I was scheduled to take the GRE English subject test in September, but had to move it to October due to emergency travel. Then, on the October date, I woke up extremely ill (too ill to get to London to take the test) and missed it. Now, I have no opportunity to make the test up. I emailed one of my top choices (Indiana-Bloomington) and got word that if my application is really strong in other areas, they may still consider me. What do you all think? Is it worth the application fee to take such a huge risk on the application?

Posted

Svent is right, in part, but it also depends on a number of other things, as well. For example, only a certain percentage (less than half, maybe even?) of English programs require the test anymore, so it depends on what other programs you're applying to, which of them require the test, and whether or not the ones that don't require it would be as good a fit as the ones that do. As for the ones that do, I'd check in with each specific school, because even though IU might waive it in favor of the rest of your app, others might not be as lenient about it (every department seems to have a slightly different policy on the scores for this test). Further, if you're only applying to one or two that require it--given that they say they'll still accept your app without--then it might be worth the potential loss of application fees (depending, of course, on how much each fee is exactly). If you go this route, I think it might be helpful to briefly (but only briefly) highlight a range of canonical knowledge in your SoP.   It seems that this test is intended to show that you have a breadth of surface knowledge to complement your focus on a particular and narrow field of research, so, programs that want the test are probably looking for at least a sense of this breadth, and it'd likely be to your advantage to find another way to show them you have this. (Or, if you have a very clear sequence of historical distribution requirements satisfied as shown on your transcript, this might cover it as well.)

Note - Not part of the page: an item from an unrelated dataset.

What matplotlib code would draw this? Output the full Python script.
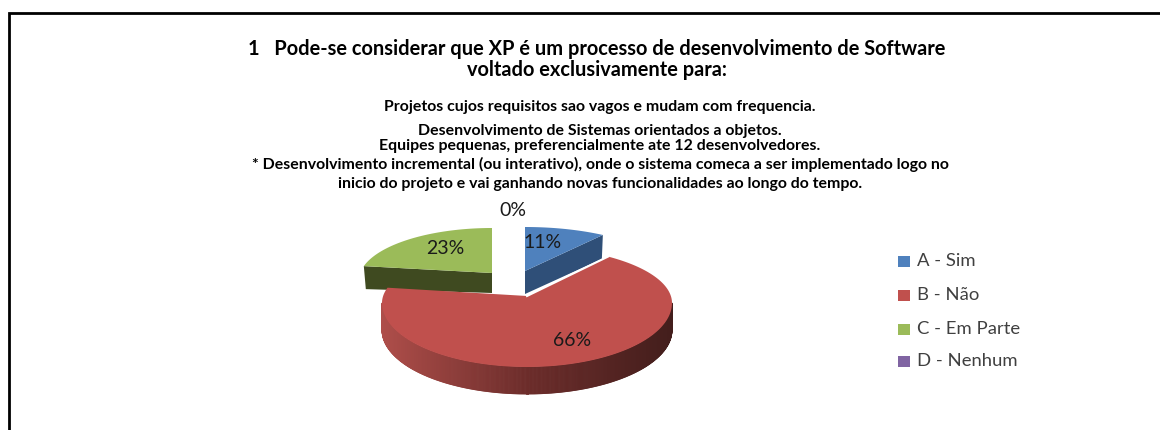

What it really comes down to then is this: if you had to take a year off, would you be okay with waiting? Is IU (or another school that reqs the score) your very top choice, and do you think you'd ultimately regret accepting an offer from another school that doesn't require it, instead of taking the gap year and waiting to apply to IU?

Then the big one: How strong do you honestly think the rest of your app is?--IU gives very specific data about what they're looking for in terms of GPA and GRE scores; if you're right at the cutoff, this might not be great, but if you're above or well above what they list as averagely acceptable, then that might be the boost your app needs to make up for the missing score. And, how are you in terms of fit? If you think your work really meshes well with one or several of the profs in the department, and you can argue strongly for why this program is absolutely perfect for you, this will help. Really, this is what you need. If your work--both past (writing sample) and proposed (SoP)--is interesting and if it fits well with the department, this is what will help them overlook a missing test score. But if you think your app's weak in any of these other areas, then it might be worth waiting to apply until you can satisfy the score requirement, or going for other schools.